This weekend I cried. It has been a while I must confess since I have actually wept. Years upon years of repressed emotion and heart piercing events have left me pretty inept in the crying department. There have been many instances as of late that should have dictated tears, but they never came. But when the Blackberry bussed and I read the email I couldn’t be bothered to hold it back anymore.

It confirmed what I had suspected for a few weeks now. God had seen fit to attempt to take away the one person I have meet in this lifetime that has made me feel at home. The one person who made me less alone in how I felt about the life cast upon me. The one person who’s personal stake in life was much harder than mine, and thus provided me a bit of perspective on what I felt was so bad in mine.

I could do little more than lie in bed, shades drawn, blankets covering, head buried in pillows, balling like a tiny babe. I didn’t want to see anyone, I didn’t want to talk to anyone. I just wanted to be alone and revel in this feeling that I was having. Equal parts, pain and sadness, and a sprinkling of hope and belief, permeated the whole of my being. I just couldn’t understand the scope of it all and struggled to wrap my head around the words I read over and over. And then I prayed.

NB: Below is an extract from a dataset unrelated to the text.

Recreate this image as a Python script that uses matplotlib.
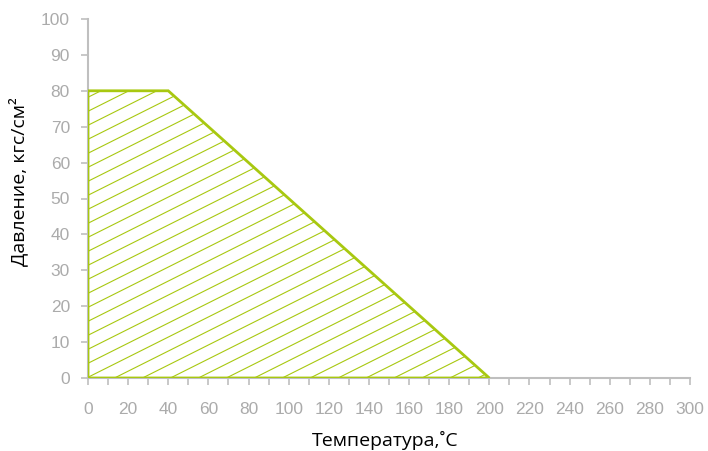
import matplotlib
matplotlib.use("Agg")
import matplotlib.pyplot as plt
import numpy as np
from matplotlib.patches import Polygon

plt.rcParams['font.family'] = ['Liberation Sans', 'DejaVu Sans']

temps = [0, 0, 40, 200]
press = [0, 80, 80, 0]
xticks = list(range(0, 301, 20))
yticks = list(range(0, 101, 10))

green = '#A8C810'
gray = '#BFBFBF'
tickc = '#ABABAB'

W, H = 708, 451
fig = plt.figure(figsize=(W/100, H/100), dpi=100)
ax = fig.add_axes([88/W, 1-378/H, 602/W, 359/H])
ax.set_xlim(0, 300)
ax.set_ylim(0, 100)

poly = Polygon(np.column_stack([temps, press]), closed=True, facecolor='none',
               edgecolor=green, linewidth=2, zorder=3, joinstyle='miter')
ax.add_patch(poly)

# shallow hatch lines clipped to polygon
slope = 0.28
for c in np.arange(-70, 85, 3.9):
    xs = np.array([0, 200])
    ln, = ax.plot(xs, slope*xs + c, color=green, lw=0.8, zorder=2)
    ln.set_clip_path(poly)

for s in ['top', 'right']:
    ax.spines[s].set_visible(False)
for s in ['left', 'bottom']:
    ax.spines[s].set_color(gray)
    ax.spines[s].set_linewidth(1.5)

ax.set_xticks(xticks)
ax.set_xticks(range(0, 301, 10), minor=True)
ax.set_yticks(yticks)
ax.tick_params(axis='both', which='both', direction='out', color=gray, width=1.2,
               labelcolor=tickc, labelsize=12.5, length=5)
ax.tick_params(axis='x', which='both', pad=12)
ax.tick_params(axis='y', pad=8)

fig.text(385/W, 1-440/H, 'Температура,˚С', fontsize=14, family=['Open Sans', 'DejaVu Sans'],
         ha='center', va='center', color='black')
fig.text(18/W, 1-182/H, 'Давление, кгс/см²', fontsize=14, family=['Open Sans', 'DejaVu Sans'],
         ha='center', va='center', rotation=90, color='black')

fig.savefig('out.png', dpi=100)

Through the tears and through the whimpers I clutched my rosary and prayed. I implored with all of my heart for God to reverse the wheels he has thought so fit to set into motion. I asked for his wisdom to be reconsidered. It has come with much consternation that I can see as to why you would decide this is right in your grand scheme of things. I believe we all find ourselves asking why when massive events unfold in our lives, but this……this is too much. Why on earth would you decide to pile this on, at this time. Has she not given you enough, I mean what more than her life can she give. At this point nothing and at least I can see that you will never take her spirit. Nor will you take mine or that of those who care about her and want to see her persevere.

They say you have a plan and to trust in you, but I can’t see this. And if this goes off in the way in which it seems your planning, then I’m not sure how much longer I can follow you. I guess for now I will just trust that you will fix what you have bottled up, but even at that I am not sure I can follow you any longer. No one deserves  what you have cast upon her…….no one.